"Chacun a pu
remarquer, au sujet des opinions communes, que chacun les subit et que personne
ne les forme. Un citoyen, même avisé et énergique quand il n'a à conduire que
son propre destin, en vient naturellement et par une espèce de sagesse à
rechercher quelle est l'opinion dominante au sujet des affaires publiques.

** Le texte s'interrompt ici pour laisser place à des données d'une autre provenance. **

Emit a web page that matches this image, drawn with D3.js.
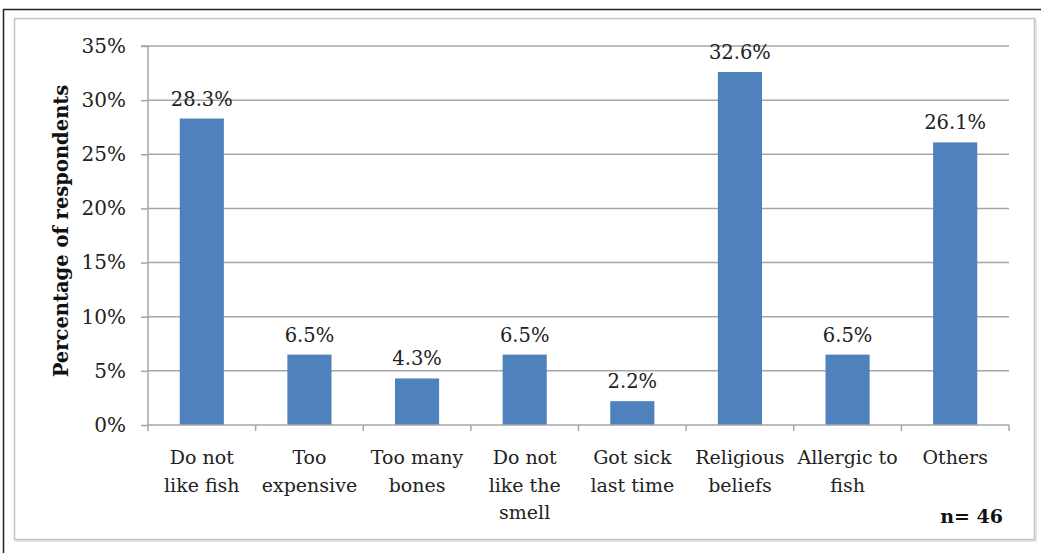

"Car, se dit-il, comme je n'ai ni la prétention ni le pouvoir de gouverner
à moi tout seul, il faut que je m'attende à être conduit ; à faire ce qu'on
fera, à penser ce qu'on pensera." Remarquez que tous raisonnent de même,
et de bonne foi. Chacun a bien peut-être une opinion ; mais c'est à peine s'il
se la formule à lui-même ; il rougit à la seule pensée qu'il pourrait être seul
de son avis. Le voilà donc qui honnêtement écoute les orateurs, lit les
journaux, enfin se met à la recherche de cet être fantastique que l'on appelle
l'opinion publique.
"La question n'est
pas de savoir si je veux ou non faire la guerre." Il interroge donc le
pays. Et tous les citoyens interrogent le pays au lieu de s'interroger
eux-mêmes. Les gouvernants font de même, et tout aussi naïvement. Car, sentant
qu'ils ne peuvent rien tout seuls, ils veulent savoir où ce grand corps va les
mener. Et il est vrai que ce grand corps regarde à son tour vers le
gouvernement, afin de savoir ce qu'il faut penser et vouloir. Par ce jeu, il
n'est point de folle conception qui ne puisse quelque jour s'imposer à tous, sans
que personne pourtant l'ait jamais formée de lui-même et par libre réflexion.
Bref, les pensées mènent tout, et personne ne pense. D'où il résulte qu'un Etat
formé d'hommes raisonnables peut penser et agir comme un fou. Et ce mal vient
originairement de ce que personne n'ose former son opinion par lui-même ni la
maintenir énergiquement, en lui d'abord, et devant les autres aussi."